Scotland’s construction industry is still facing a skills shortage with workloads outpacing the availability of qualified professionals.
Almost two-thirds of respondents to a survey by the Royal Institution of Chartered Surveyors (Rics) said a difficulty in sourcing labour was as an obstacle to growth.
A similar number highlighted specific problems in finding bricklayers.
The findings bear out a warning sounded by Aberdeen building magnate Stewart Milne a year ago.
The founder and executive chairman of the Stewart Milne Group was concerned that a shortage of qualified tradesmen and women would threaten the upturn in construction.
The Construction Industry Training Board estimated that 182,000 qualified tradespeople would be needed to meet demand in the UK through to 2019.
The Rics construction market survey showed a rise in the number of new construction projects, with about 30% reporting an increase in workloads.
Overall, 65% of chartered surveyors predicted a growth in construction workloads during the next 12 months.
Sarah Speirs, director of Rics Scotland, said growth in the Scottish construction will only be sustainable if the continuing skills gap is addressed.
“The availability of both blue collar and white collar construction workers is reaching crisis point,” she said.

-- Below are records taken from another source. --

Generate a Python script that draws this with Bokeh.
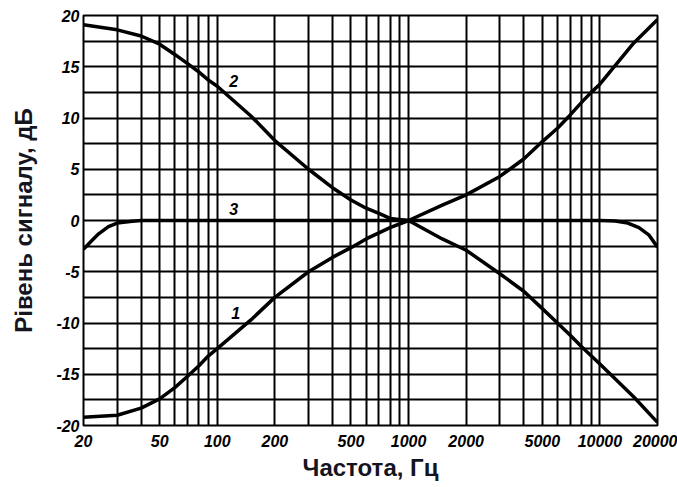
from bokeh.plotting import figure
from bokeh.models import FixedTicker, ColumnDataSource
from bokeh.core.properties import value
from bokeh.embed import file_html
from bokeh.resources import INLINE

# ---- data ----
freq = [20, 30, 40, 50, 60, 70, 80, 90, 100, 150, 200, 300, 400, 500, 600,
        700, 800, 1000, 1500, 2000, 3000, 4000, 5000, 6000, 7000, 8000, 9000,
        10000, 15000, 20000]
curve1 = [-19.2, -19.0, -18.3, -17.4, -16.3, -15.2, -14.2, -13.2, -12.5,
          -9.7, -7.5, -5.0, -3.6, -2.65, -1.8, -1.2, -0.7, 0.0, 1.5, 2.5,
          4.3, 6.0, 7.7, 9.0, 10.3, 11.5, 12.5, 13.3, 17.3, 19.6]
curve2 = [19.1, 18.6, 18.0, 17.2, 16.2, 15.3, 14.5, 13.7, 13.1,
          10.2, 7.8, 5.0, 3.2, 2.0, 1.2, 0.7, 0.2, 0.0, -1.8, -2.9,
          -5.2, -6.9, -8.6, -10.0, -11.2, -12.3, -13.2, -14.0, -17.2, -19.7]
freq3 = [20, 22, 24, 27, 30, 35, 40, 100, 1000, 10000, 12000, 14000, 16000,
         18000, 20000]
curve3 = [-2.8, -2.0, -1.3, -0.6, -0.25, -0.1, 0.0, 0.0, 0.0, 0.0, -0.05,
          -0.25, -0.7, -1.4, -2.6]

x_ticks = [20, 50, 100, 200, 500, 1000, 2000, 5000, 10000, 20000]
y_ticks = [-20, -15, -10, -5, 0, 5, 10, 15, 20]

label_text = ["1", "2", "3"]
label_x = [125, 122, 122]
label_y = [-9.0, 13.6, 1.1]

x_title = "Частота, Гц"
y_title = "Рівень сигналу, дБ"

# ---- figure ----
p = figure(width=677, height=487, x_axis_type="log",
           x_range=(20, 20000), y_range=(-20, 20),
           output_backend="svg", toolbar_location=None,
           min_border_left=83, min_border_right=20,
           min_border_top=15, min_border_bottom=62)
p.title.visible = False
p.background_fill_color = "white"
p.border_fill_color = "white"
p.outline_line_color = "black"
p.outline_line_width = 2

grid_x = [m * 10 ** e for e in range(1, 5) for m in range(1, 10)
          if 20 <= m * 10 ** e <= 20000]
grid_y = [v / 2.0 for v in range(-40, 41, 5)]

p.xgrid.ticker = FixedTicker(ticks=grid_x)
p.ygrid.ticker = FixedTicker(ticks=grid_y)
for g in (p.xgrid, p.ygrid):
    g.grid_line_color = "black"
    g.grid_line_width = 2
    g.grid_line_alpha = 1.0

tick_font = "Liberation Sans"
p.xaxis.ticker = FixedTicker(ticks=x_ticks, minor_ticks=[])
p.xaxis.major_label_overrides = {t: str(t) for t in x_ticks}
p.yaxis.ticker = FixedTicker(ticks=y_ticks, minor_ticks=[])
p.yaxis.major_label_overrides = {t: str(t) for t in y_ticks}

for ax in (p.xaxis[0], p.yaxis[0]):
    ax.axis_line_color = None
    ax.major_tick_line_color = None
    ax.minor_tick_line_color = None
    ax.major_tick_out = 0
    ax.major_tick_in = 0
    ax.major_label_text_font = tick_font
    ax.major_label_text_font_style = "bold italic"
    ax.major_label_text_font_size = "16px"
    ax.major_label_text_color = "black"
    ax.axis_label_text_font = "Liberation Sans"
    ax.axis_label_text_font_style = "bold"
    ax.axis_label_text_font_size = "24px"
    ax.axis_label_text_color = "#15151f"

p.xaxis.axis_label = x_title
p.yaxis.axis_label = y_title
p.xaxis.major_label_standoff = 9
p.yaxis.major_label_standoff = 4
p.xaxis.axis_label_standoff = 4
p.yaxis.axis_label_standoff = 16

p.line(freq, curve1, line_color="black", line_width=3.5, line_join="round")
p.line(freq, curve2, line_color="black", line_width=3.5, line_join="round")
p.line(freq3, curve3, line_color="black", line_width=3.5, line_join="round")

src = ColumnDataSource(dict(x=label_x, y=label_y, t=label_text))
p.text(x="x", y="y", text="t", source=src, text_font=value(tick_font),
       text_font_style="bold italic", text_font_size="16px",
       text_align="center", text_baseline="middle", text_color="black")

open("out.html", "w").write(file_html(p, INLINE))
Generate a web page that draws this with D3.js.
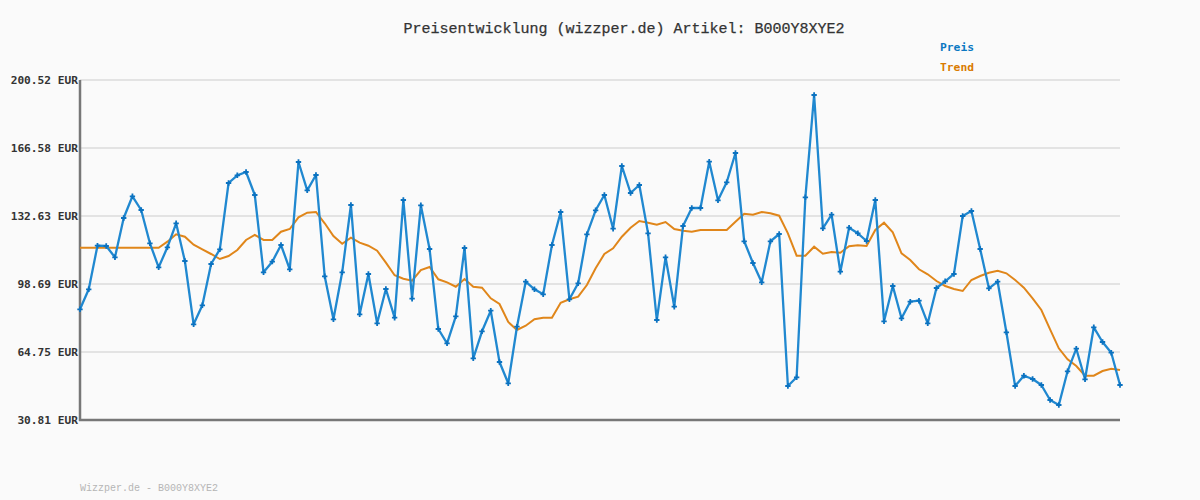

“Without the relevant skills, we will not be able to grow many of the Scottish Government’s priority construction sectors.”
The full reasons for the dramatic drop in the labour market were not known, although she believed part of the problem was the legacy of the sector’s collapse following the onset of the global financial crisis.
She added: “A real focus on attracting more young people into the industry is critical alongside an expansion of apprenticeship opportunities.”
Infrastructure and commercial sectors continue to lead the growth in workloads with 32% and 54% respectively reporting an increase.
Momentum was least firm in the housing sector with only 19% and 17% experiencing workload growths in public and private housing segments.